Data Issues & Incidents
Last updated
Last updated
One of the use cases of data streaming pipelines is to monitor and share information about missing data in data sets as fast as possible.
The potential pipeline is pretty straightforward: get expected data, check if the condition is true or false, and take action. In this particular example, the Condition block checks if the data set is empty or not.
We all know that if an application has a multistep user onboarding process, some of the steps might be skipped or shortcut manually by supporting sales teams.
However, it is important to keep all data consistent to avoid some of it being missed in the future.
As an example, the following pipeline represents monitoring that for all users in the state "complete", questionnaires are in the state "filled".

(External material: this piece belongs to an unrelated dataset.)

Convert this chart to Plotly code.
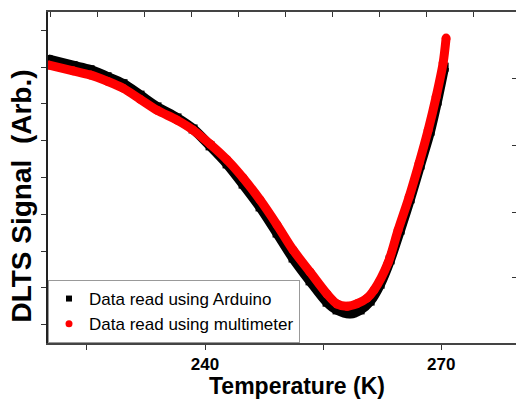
import plotly.graph_objects as go

# DLTS spectra: temperature (K) and signal (arbitrary units)
temp_arduino = [220.05, 223.23, 225.39, 227.55, 229.58, 231.74, 233.90, 236.44, 238.48,
                240.64, 242.80, 244.83, 246.99, 249.15, 251.18, 253.34, 255.50, 256.77,
                258.42, 259.70, 260.97, 262.24, 263.51, 264.78, 266.05, 267.32, 268.59,
                269.48, 270.37]
signal_arduino = [7.21, 7.04, 6.93, 6.74, 6.55, 6.24, 5.92, 5.62, 5.32,
                  4.86, 4.37, 3.82, 3.20, 2.49, 1.81, 1.19, 0.61, 0.40,
                  0.30, 0.40, 0.64, 1.10, 1.76, 2.57, 3.42, 4.34, 5.26,
                  6.08, 7.00]

temp_multimeter = [220.05, 223.23, 225.39, 227.55, 229.58, 231.74, 233.90, 236.44, 238.48,
                   240.64, 242.80, 244.83, 246.99, 249.15, 251.18, 253.34, 255.50, 256.77,
                   258.04, 259.31, 260.58, 261.47, 263.25, 264.52, 265.92, 267.19, 268.34,
                   269.35, 270.24, 270.62]
signal_multimeter = [7.06, 6.90, 6.79, 6.62, 6.43, 6.13, 5.83, 5.56, 5.29,
                     4.91, 4.48, 3.99, 3.39, 2.71, 2.03, 1.43, 0.83, 0.56,
                     0.50, 0.57, 0.72, 0.94, 1.68, 2.57, 3.47, 4.39, 5.29,
                     6.19, 7.11, 7.79]

series_names = ["Data read using Arduino", "Data read using multimeter"]
x_tick_labels = [240, 270]

FONT = "Arial, Liberation Sans, sans-serif"
x_range = [220.05, 279.5]
y_range = [-0.5, 8.5]

fig = go.Figure()

# thick traces drawn as dense overlapping symbols
fig.add_trace(go.Scatter(
    x=temp_arduino, y=signal_arduino, mode="lines+markers",
    line=dict(color="black", width=10, shape="spline", smoothing=0.8),
    marker=dict(symbol="square", size=9, color="black"),
    showlegend=False,
))
fig.add_trace(go.Scatter(
    x=temp_multimeter, y=signal_multimeter, mode="lines+markers",
    line=dict(color="#ff0000", width=9, shape="spline", smoothing=0.8),
    marker=dict(symbol="circle", size=9, color="#ff0000"),
    showlegend=False,
))

# legend entries (marker symbols only)
fig.add_trace(go.Scatter(
    x=[None], y=[None], mode="markers", name=series_names[0],
    marker=dict(symbol="square", size=6, color="black"), xaxis="x2", yaxis="y2",
))
fig.add_trace(go.Scatter(
    x=[None], y=[None], mode="markers", name=series_names[1],
    marker=dict(symbol="circle", size=7, color="#ff0000"), xaxis="x2", yaxis="y2",
))

fig.update_layout(
    width=516, height=400,
    margin=dict(l=48, r=0, t=12, b=57),
    paper_bgcolor="white", plot_bgcolor="white",
    font=dict(family=FONT, color="black"),
    showlegend=True,
    legend=dict(
        x=0, y=0, xanchor="left", yanchor="bottom",
        bgcolor="white", bordercolor="#999999", borderwidth=1,
        font=dict(family=FONT, size=17, color="black"),
        tracegroupgap=0, itemwidth=30,
    ),
    xaxis=dict(
        range=x_range, showgrid=False, zeroline=False,
        showline=True, linecolor="#444444", linewidth=1.5, mirror=True,
        tickmode="array", tickvals=x_tick_labels, ticktext=[str(v) for v in x_tick_labels],
        ticks="outside", ticklen=5, tickwidth=1, tickcolor="#333333",
        tickfont=dict(family=FONT, size=17, color="black", weight="bold"),
        minor=dict(tickmode="linear", tick0=225, dtick=15, ticks="outside",
                   ticklen=5, tickcolor="#333333"),
    ),
    yaxis=dict(
        range=y_range, showgrid=False, zeroline=False,
        showline=True, linecolor="#222222", linewidth=1.5, mirror=False,
        tickmode="linear", tick0=0, dtick=1, showticklabels=False,
        ticks="outside", ticklen=5, tickwidth=1, tickcolor="#333333",
    ),
    xaxis2=dict(
        overlaying="x", side="top", range=x_range, showgrid=False, zeroline=False,
        showline=False, tickmode="linear", tick0=226.28, dtick=5.97,
        ticks="inside", ticklen=5, tickcolor="#333333", showticklabels=False,
    ),
    yaxis2=dict(
        overlaying="y", side="right", range=y_range, showgrid=False, zeroline=False,
        showline=False, tickmode="array", tickvals=[1.27, 3.06, 4.88, 6.7],
        ticks="inside", ticklen=4, tickcolor="#333333", showticklabels=False,
    ),
    annotations=[
        dict(
            text="<b>DLTS Signal  (Arb.)</b>", textangle=-90,
            xref="paper", yref="paper", x=-0.056, y=0.445,
            xanchor="center", yanchor="middle", showarrow=False,
            font=dict(family=FONT, size=28, color="black"),
        ),
        dict(
            text="<b>Temperature (K)</b>",
            xref="paper", yref="paper", x=0.532, y=-0.130,
            xanchor="center", yanchor="middle", showarrow=False, borderpad=0,
            font=dict(family=FONT, size=23, color="black"),
        ),
    ],
)

fig.write_html("out.html")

Yes, indeed while creating a table, you can specify that it should not contain NULLs. But it is quite often necessary to lower such strict requirements, for example, when until a certain moment data in a column can be NULL, but should not be NULL after a certain action.

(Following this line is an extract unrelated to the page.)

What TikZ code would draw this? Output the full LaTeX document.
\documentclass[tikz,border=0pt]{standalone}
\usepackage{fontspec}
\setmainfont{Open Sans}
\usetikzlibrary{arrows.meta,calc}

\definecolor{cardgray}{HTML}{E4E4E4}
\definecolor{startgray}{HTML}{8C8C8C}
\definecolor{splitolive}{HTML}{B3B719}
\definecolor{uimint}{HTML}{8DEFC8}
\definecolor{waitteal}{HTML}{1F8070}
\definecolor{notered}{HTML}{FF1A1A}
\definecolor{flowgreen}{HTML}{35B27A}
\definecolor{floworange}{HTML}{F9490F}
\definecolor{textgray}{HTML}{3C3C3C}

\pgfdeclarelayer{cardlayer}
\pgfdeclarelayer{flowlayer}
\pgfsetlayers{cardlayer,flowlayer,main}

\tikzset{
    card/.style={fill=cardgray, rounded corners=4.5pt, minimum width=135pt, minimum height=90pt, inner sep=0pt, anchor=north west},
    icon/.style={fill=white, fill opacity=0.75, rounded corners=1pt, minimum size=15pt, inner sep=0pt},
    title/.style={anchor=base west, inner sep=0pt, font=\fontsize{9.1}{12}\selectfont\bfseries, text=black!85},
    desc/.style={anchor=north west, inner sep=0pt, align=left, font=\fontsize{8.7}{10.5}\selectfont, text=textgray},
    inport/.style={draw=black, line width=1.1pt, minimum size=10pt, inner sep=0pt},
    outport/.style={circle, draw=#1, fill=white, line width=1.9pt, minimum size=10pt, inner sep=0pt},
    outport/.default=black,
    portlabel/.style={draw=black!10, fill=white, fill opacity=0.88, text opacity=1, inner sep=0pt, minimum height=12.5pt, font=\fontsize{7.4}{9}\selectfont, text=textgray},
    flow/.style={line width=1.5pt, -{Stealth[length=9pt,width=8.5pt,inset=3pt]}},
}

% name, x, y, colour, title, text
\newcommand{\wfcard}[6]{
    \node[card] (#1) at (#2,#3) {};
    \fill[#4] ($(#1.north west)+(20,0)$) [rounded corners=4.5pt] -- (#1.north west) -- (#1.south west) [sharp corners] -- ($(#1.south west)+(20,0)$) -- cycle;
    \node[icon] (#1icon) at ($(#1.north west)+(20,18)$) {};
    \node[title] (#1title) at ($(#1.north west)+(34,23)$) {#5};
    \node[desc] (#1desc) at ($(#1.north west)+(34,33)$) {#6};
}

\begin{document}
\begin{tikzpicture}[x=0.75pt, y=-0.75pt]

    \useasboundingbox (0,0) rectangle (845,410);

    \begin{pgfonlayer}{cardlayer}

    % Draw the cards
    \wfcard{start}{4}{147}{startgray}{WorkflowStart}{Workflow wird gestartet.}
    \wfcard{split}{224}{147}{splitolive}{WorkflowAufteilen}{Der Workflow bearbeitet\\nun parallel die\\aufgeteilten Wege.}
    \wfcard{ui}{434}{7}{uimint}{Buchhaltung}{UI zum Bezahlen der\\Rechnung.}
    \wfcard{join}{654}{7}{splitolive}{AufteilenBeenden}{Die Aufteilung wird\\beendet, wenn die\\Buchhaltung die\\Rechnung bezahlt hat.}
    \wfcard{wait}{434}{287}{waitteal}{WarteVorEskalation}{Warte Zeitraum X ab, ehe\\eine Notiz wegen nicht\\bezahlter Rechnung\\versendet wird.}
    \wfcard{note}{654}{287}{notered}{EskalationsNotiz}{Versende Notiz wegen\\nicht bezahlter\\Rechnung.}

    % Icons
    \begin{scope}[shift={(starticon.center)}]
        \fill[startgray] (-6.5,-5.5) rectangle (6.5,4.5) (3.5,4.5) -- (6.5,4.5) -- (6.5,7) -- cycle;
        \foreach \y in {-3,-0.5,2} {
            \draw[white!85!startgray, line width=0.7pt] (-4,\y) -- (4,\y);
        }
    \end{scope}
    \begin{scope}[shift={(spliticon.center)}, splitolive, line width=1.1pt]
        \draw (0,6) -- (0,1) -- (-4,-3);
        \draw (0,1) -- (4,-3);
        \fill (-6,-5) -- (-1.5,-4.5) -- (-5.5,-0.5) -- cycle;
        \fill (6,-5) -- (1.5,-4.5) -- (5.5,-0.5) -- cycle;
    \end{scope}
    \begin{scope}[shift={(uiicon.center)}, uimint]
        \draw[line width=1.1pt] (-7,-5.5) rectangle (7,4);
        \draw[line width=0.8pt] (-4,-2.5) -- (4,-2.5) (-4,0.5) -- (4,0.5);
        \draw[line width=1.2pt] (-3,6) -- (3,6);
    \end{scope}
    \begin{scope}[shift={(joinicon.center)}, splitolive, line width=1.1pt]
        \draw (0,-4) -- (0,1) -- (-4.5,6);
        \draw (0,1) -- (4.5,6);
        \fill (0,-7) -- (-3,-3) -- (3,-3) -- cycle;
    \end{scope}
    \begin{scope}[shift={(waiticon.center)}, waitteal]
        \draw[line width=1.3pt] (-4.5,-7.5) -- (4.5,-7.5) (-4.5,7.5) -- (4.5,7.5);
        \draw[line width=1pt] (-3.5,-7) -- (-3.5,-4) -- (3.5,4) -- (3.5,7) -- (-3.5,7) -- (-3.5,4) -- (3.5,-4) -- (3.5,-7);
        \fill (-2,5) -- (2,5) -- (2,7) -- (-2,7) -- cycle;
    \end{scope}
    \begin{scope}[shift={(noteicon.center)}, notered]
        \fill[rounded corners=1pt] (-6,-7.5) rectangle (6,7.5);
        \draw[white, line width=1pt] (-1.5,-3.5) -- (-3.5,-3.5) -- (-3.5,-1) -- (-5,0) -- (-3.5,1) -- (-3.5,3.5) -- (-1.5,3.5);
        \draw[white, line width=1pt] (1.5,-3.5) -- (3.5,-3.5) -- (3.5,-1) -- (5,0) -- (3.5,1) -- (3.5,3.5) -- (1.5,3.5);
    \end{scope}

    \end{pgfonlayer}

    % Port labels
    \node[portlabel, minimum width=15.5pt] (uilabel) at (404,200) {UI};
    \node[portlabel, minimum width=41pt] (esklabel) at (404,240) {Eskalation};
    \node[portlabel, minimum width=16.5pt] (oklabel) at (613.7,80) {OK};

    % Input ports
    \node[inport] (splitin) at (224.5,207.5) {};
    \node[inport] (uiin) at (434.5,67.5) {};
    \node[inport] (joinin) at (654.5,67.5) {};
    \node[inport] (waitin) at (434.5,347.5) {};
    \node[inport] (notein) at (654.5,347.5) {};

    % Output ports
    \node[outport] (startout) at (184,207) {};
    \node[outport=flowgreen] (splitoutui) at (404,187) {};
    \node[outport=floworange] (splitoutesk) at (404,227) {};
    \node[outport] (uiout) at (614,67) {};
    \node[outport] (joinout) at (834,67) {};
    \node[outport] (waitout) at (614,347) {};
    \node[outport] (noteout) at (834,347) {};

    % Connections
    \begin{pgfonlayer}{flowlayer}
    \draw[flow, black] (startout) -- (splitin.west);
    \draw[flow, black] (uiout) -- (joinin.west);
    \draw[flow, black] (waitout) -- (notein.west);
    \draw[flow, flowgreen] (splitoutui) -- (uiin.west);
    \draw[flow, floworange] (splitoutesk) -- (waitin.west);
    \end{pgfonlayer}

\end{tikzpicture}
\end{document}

For example, let's take a look at user onboarding in a classical FinTech company. When a user is created in the database, fields like scoring or risk class can be NULL, but after some time when a scoring report is pulled from the 3rd-party scoring provider, these data should be filled. Unless the scoring provider doesn't provide it. Such situations can be monitored with Ylem.

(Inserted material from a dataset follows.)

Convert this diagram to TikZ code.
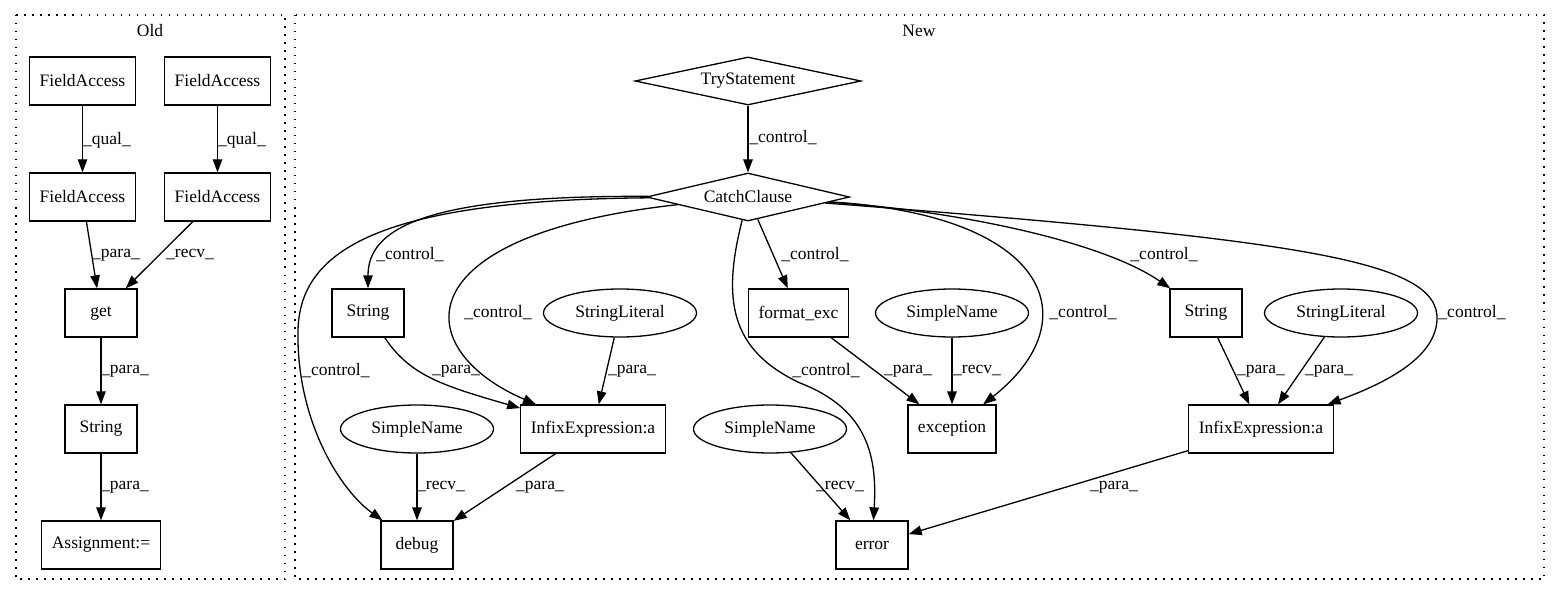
\documentclass[tikz,border=0pt]{standalone}
\usepackage{fontspec}
\setmainfont{Liberation Serif}
\usetikzlibrary{arrows.meta,shapes.geometric}
\begin{document}
\begin{tikzpicture}[x=1pt, y=-1pt,
    font=\fontsize{17.5}{20}\selectfont,
    box/.style={draw, line width=1.3pt, rectangle, minimum width=72pt, minimum height=48pt, inner xsep=10pt, inner ysep=0pt},
    oval/.style={draw, line width=1.3pt, ellipse, minimum width=153pt, minimum height=48pt, inner sep=0pt},
    dia/.style={draw, line width=1.3pt, diamond, shape aspect=4.7, minimum height=48pt, inner sep=0pt},
    edge/.style={line width=1.3pt, -{Triangle[length=13pt, width=9.5pt]}},
    lbl/.style={inner sep=0pt},
    cluster/.style={draw, line width=1.3pt, dash pattern=on 1.5pt off 6.5pt}]
\useasboundingbox (0,0) rectangle (1560,596);

% clusters
\draw[cluster] (16,15) rectangle (285,579);
\node (oldtitle) at (150,31) {Old};
\draw[cluster] (295,15) rectangle (1544,579);
\node (newtitle) at (919,31) {New};

% old nodes
\node[box] (fa1) at (82.5,81) {FieldAccess};
\node[box] (fa2) at (217.5,81) {FieldAccess};
\node[box] (fa3) at (82.5,197) {FieldAccess};
\node[box] (fa4) at (217.5,197) {FieldAccess};
\node[box] (get) at (101,313) {get};
\node[box] (strO) at (101,429) {String};
\node[box] (asg) at (101,545) {Assignment:=};

% new nodes
\node[dia, minimum width=226pt] (ts) at (748,81) {TryStatement};
\node[dia, minimum width=203pt] (cc) at (748,197) {CatchClause};
\node[box] (strL) at (368,313) {String};
\node[oval] (slL) at (620,313) {StringLiteral};
\node[box] (fmt) at (798.5,313) {format\_exc};
\node[oval] (snE) at (952,313) {SimpleName};
\node[box] (strR) at (1206,313) {String};
\node[oval] (slR) at (1341,313) {StringLiteral};
\node[oval] (snL) at (417,429) {SimpleName};
\node[box] (infL) at (593,429) {InfixExpression:a};
\node[oval] (snM) at (770,429) {SimpleName};
\node[box] (exc) at (952,429) {exception};
\node[box] (infR) at (1261,429) {InfixExpression:a};
\node[box] (dbg) at (417,545) {debug};
\node[box] (err) at (872,545) {error};

% old edges
\draw[edge] (fa1) -- (fa3) node[lbl] at (107,140) {\_qual\_};
\draw[edge] (fa2) -- (fa4) node[lbl] at (242,140) {\_qual\_};
\draw[edge] (fa3) -- (get) node[lbl] at (116,255) {\_para\_};
\draw[edge] (fa4) -- (get) node[lbl] at (190,255) {\_recv\_};
\draw[edge] (get) -- (strO) node[lbl] at (125,371) {\_para\_};
\draw[edge] (strO) -- (asg) node[lbl] at (125,487) {\_para\_};

% new edges
\draw[edge] (ts) -- (cc) node[lbl] at (783,138) {\_control\_};
\draw[edge] (cc) .. controls (420,195) and (368,230) .. (strL) node[lbl] at (410,255) {\_control\_};
\draw[edge] (cc) .. controls (380,200) and (300,250) .. (298,330) .. controls (296,420) and (340,490) .. (dbg) node[lbl] at (336,371) {\_control\_};
\draw[edge] (cc) .. controls (400,235) and (410,350) .. (infL) node[lbl] at (498,313) {\_control\_};
\draw[edge] (cc) .. controls (722,300) and (730,350) .. (800,383) .. controls (870,410) and (877,460) .. (err) node[lbl] at (826,371) {\_control\_};
\draw[edge] (cc) -- (fmt) node[lbl] at (815,255) {\_control\_};
\draw[edge] (cc) .. controls (1050,215) and (1090,320) .. (exc) node[lbl] at (1083,313) {\_control\_};
\draw[edge] (cc) .. controls (950,210) and (1100,240) .. (strR) node[lbl] at (1164,255) {\_control\_};
\draw[edge] (cc) .. controls (1300,240) and (1440,260) .. (1437,320) .. controls (1435,360) and (1380,385) .. (infR) node[lbl] at (1472,313) {\_control\_};
\draw[edge] (strL) .. controls (410,375) and (440,385) .. (infL) node[lbl] at (456,371) {\_para\_};
\draw[edge] (slL) -- (infL) node[lbl] at (632,371) {\_para\_};
\draw[edge] (snL) -- (dbg) node[lbl] at (441,487) {\_recv\_};
\draw[edge] (infL) -- (dbg) node[lbl] at (540,487) {\_para\_};
\draw[edge] (fmt) -- (exc) node[lbl] at (908,371) {\_para\_};
\draw[edge] (snE) -- (exc) node[lbl] at (977,371) {\_recv\_};
\draw[edge] (strR) -- (infR) node[lbl] at (1261,371) {\_para\_};
\draw[edge] (slR) -- (infR) node[lbl] at (1329,371) {\_para\_};
\draw[edge] (infR) -- (err) node[lbl] at (1114,487) {\_para\_};
\draw[edge] (snM) -- (err) node[lbl] at (840,487) {\_recv\_};
\end{tikzpicture}
\end{document}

Missing or broken data can be caused by various reasons:
Broken data pipelines
Broken 3rd-party or internal APIs
Bugs in the code that produces such data
With Ylem it is easily possible to detect all three root causes. To do that, run the following simple pipeline, for example, once per minute:
Retrieve expected data
Compare it with what you expect to get. For example, the number of items is higher than 0
If it doesn't match, send a notification alert or take any other necessary action
In multiple cases, the root cause of missing data is not bugs in the code but broken data pipelines. To control it you can write expectations of how much time can pass between the creation of items in a certain table of your data storage. And if this threshold is passed Ylem will notify your data engineers.